* _EXERCISE INSTRUCTIONS_
Gather all lines with the word "React" in them.

Entries with chart source code
###

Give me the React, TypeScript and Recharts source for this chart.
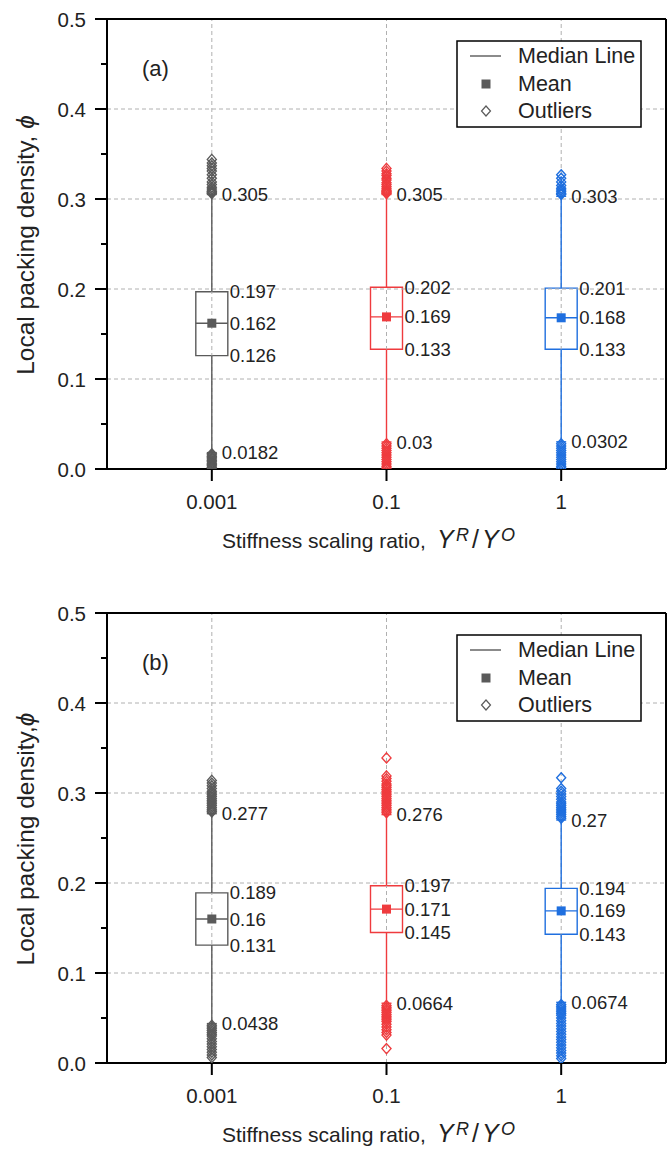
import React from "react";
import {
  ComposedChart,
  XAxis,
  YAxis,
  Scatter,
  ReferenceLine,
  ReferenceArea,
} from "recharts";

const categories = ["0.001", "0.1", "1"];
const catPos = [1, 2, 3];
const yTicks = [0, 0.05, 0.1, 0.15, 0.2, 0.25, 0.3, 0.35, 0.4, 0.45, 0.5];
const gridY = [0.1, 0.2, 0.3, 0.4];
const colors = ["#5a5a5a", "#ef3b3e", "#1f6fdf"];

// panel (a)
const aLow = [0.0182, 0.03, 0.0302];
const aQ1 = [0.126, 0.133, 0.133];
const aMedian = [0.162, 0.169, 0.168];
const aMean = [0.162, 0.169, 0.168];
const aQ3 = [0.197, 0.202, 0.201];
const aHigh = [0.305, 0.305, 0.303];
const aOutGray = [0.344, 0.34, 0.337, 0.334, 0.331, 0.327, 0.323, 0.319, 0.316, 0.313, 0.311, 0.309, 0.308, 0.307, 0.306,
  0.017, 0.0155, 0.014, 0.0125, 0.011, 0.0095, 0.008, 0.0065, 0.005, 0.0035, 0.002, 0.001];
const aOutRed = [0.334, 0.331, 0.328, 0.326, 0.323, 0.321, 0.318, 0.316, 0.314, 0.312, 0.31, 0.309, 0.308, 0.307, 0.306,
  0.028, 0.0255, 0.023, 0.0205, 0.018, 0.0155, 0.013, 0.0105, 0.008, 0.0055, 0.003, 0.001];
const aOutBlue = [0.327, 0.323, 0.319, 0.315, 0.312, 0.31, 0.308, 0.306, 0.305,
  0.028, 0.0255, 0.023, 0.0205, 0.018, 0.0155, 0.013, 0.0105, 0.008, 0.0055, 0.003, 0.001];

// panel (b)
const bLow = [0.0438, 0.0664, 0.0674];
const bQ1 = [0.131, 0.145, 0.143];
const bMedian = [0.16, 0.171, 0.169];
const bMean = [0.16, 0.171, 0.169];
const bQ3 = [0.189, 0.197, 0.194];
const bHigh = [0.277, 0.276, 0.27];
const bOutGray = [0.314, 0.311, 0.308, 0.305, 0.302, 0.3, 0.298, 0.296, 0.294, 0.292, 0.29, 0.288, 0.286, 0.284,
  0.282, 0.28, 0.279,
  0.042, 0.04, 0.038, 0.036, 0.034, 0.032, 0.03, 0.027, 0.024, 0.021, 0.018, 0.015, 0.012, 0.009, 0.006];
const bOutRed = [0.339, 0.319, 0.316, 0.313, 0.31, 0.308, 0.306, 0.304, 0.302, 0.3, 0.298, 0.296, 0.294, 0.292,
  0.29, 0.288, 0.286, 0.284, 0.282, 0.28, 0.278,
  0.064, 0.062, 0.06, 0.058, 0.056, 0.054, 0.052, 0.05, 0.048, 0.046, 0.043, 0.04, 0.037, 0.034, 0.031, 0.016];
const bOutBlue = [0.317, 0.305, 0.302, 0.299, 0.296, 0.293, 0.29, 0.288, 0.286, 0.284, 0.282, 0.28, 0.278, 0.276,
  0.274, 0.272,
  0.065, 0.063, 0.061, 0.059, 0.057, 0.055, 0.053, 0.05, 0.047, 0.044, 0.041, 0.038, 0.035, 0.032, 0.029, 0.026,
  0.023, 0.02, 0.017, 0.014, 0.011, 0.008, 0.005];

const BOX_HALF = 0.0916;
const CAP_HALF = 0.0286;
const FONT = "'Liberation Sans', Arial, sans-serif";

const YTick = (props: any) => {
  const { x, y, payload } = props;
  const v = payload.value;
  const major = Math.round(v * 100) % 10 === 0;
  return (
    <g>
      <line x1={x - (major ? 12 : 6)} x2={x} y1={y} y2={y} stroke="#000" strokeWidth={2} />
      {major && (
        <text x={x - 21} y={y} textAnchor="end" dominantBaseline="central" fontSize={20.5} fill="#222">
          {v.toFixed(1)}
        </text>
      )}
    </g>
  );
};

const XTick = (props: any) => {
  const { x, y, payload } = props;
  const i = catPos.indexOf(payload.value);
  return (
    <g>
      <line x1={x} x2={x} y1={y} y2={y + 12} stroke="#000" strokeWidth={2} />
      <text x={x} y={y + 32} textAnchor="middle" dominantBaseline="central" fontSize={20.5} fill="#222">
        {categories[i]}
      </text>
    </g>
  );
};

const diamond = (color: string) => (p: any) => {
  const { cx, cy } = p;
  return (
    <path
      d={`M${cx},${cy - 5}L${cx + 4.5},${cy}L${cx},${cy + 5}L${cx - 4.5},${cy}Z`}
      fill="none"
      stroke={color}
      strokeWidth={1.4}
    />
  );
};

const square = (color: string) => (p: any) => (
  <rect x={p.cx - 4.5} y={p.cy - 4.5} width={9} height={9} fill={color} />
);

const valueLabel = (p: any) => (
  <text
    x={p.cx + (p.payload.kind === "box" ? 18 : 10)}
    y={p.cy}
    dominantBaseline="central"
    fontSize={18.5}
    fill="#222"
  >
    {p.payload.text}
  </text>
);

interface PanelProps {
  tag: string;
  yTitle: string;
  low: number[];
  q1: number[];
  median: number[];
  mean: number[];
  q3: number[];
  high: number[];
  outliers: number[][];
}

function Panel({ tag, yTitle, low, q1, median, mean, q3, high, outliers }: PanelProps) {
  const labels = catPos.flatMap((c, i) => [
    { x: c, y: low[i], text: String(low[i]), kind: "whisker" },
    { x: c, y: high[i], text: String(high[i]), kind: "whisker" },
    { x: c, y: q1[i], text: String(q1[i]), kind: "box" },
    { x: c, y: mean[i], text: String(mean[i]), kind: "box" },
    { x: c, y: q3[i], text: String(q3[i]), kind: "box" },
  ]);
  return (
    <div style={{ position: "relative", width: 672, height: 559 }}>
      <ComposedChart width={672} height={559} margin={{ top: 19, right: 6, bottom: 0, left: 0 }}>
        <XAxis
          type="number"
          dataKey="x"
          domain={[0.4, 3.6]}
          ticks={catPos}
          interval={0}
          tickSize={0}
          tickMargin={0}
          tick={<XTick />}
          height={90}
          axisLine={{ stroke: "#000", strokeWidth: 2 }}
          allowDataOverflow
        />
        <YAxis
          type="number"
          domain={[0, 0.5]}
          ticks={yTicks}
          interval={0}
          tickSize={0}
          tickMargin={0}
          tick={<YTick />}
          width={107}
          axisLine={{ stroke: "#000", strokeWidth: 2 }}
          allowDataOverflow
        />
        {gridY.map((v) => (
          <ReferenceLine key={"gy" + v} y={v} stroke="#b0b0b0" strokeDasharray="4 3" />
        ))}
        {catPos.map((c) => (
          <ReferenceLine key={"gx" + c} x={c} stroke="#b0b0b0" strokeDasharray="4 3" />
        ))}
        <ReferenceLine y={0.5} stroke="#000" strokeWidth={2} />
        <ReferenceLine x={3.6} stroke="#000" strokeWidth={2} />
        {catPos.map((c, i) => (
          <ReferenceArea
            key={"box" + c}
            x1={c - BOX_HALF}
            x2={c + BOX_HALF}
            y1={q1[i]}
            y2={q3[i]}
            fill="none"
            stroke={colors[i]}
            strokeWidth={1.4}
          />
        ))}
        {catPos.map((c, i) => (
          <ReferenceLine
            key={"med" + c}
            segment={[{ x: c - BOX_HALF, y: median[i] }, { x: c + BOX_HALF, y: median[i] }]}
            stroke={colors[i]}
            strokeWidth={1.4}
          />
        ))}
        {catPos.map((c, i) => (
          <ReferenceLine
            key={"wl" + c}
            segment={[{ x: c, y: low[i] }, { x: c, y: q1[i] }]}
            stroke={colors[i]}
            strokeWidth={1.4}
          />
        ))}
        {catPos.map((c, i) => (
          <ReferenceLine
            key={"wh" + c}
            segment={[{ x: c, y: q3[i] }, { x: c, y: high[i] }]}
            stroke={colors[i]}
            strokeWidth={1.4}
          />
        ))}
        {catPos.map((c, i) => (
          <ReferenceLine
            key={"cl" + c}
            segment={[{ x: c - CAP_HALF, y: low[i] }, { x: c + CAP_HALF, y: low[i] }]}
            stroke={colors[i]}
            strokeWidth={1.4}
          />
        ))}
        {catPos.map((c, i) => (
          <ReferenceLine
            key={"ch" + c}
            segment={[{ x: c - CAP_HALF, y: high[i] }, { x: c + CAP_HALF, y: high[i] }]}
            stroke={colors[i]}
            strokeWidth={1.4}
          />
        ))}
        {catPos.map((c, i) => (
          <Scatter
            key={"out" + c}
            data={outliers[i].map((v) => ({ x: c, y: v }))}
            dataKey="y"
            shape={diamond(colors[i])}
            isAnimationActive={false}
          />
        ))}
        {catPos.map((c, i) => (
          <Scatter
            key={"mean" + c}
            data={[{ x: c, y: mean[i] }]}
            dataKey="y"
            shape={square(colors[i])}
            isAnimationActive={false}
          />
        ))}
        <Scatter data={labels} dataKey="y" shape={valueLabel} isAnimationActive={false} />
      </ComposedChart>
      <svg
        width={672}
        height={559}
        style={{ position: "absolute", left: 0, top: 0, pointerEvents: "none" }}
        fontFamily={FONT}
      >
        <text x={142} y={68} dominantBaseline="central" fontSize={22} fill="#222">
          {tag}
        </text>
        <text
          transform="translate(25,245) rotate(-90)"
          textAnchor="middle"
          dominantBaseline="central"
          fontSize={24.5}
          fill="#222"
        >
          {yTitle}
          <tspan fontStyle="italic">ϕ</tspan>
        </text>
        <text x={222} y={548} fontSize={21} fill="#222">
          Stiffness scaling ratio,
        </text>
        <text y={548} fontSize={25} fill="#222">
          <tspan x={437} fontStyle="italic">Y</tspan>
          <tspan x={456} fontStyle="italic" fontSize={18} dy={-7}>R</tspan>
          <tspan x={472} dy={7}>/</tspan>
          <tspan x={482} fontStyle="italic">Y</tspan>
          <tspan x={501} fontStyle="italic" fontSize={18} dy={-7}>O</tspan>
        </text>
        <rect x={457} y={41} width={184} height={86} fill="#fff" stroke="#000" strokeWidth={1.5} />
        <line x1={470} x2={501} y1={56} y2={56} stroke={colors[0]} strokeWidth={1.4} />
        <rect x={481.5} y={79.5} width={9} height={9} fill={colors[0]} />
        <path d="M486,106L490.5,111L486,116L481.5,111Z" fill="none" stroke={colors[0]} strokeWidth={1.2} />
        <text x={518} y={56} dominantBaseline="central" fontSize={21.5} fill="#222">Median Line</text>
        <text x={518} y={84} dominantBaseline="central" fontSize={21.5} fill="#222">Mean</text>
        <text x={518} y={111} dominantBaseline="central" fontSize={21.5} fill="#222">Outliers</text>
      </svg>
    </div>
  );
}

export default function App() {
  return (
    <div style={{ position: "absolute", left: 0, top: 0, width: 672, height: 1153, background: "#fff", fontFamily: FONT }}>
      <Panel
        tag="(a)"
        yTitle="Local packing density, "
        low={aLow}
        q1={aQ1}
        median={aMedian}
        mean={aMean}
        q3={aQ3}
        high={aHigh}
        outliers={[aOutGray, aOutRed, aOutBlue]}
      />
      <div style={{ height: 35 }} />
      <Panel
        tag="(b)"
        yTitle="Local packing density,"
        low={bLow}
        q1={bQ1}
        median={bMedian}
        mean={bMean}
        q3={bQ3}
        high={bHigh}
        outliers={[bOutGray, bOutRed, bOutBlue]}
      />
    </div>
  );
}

###

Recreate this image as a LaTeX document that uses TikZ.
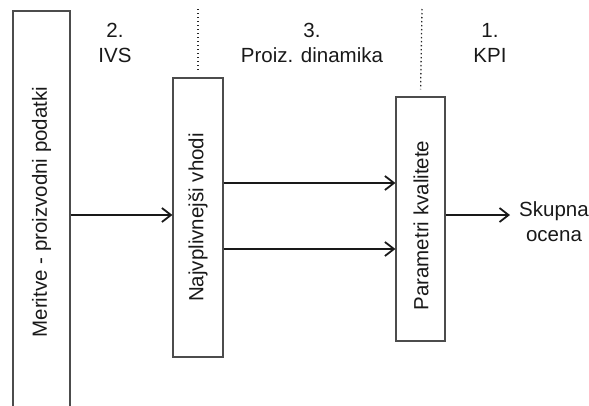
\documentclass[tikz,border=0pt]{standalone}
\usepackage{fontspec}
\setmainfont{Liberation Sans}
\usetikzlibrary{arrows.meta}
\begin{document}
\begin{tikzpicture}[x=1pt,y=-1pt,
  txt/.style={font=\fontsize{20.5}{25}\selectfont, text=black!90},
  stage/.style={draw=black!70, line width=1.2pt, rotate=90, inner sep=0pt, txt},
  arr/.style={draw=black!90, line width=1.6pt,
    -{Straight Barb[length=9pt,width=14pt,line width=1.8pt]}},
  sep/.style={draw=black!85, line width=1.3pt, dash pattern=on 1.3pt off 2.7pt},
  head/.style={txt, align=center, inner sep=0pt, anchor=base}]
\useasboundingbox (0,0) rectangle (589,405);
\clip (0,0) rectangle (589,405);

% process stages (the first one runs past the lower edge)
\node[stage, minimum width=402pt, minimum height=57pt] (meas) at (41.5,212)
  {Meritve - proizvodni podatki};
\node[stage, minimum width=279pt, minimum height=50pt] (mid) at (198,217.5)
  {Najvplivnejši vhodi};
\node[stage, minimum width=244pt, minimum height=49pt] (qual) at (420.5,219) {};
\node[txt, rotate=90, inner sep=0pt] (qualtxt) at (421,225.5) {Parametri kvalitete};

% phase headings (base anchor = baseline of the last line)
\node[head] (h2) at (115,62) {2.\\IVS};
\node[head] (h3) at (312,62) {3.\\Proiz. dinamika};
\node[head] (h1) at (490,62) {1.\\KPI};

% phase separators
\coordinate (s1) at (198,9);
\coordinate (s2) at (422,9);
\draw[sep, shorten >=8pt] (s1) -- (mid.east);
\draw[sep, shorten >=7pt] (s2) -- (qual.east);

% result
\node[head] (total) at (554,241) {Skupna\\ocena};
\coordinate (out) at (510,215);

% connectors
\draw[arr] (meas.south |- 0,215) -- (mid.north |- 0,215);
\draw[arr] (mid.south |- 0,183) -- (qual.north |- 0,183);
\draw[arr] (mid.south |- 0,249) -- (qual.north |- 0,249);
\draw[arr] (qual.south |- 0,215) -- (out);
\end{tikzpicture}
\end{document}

###

* _TASK SOLUTION_
Give me the React, TypeScript and Recharts source for this chart.
import React from "react";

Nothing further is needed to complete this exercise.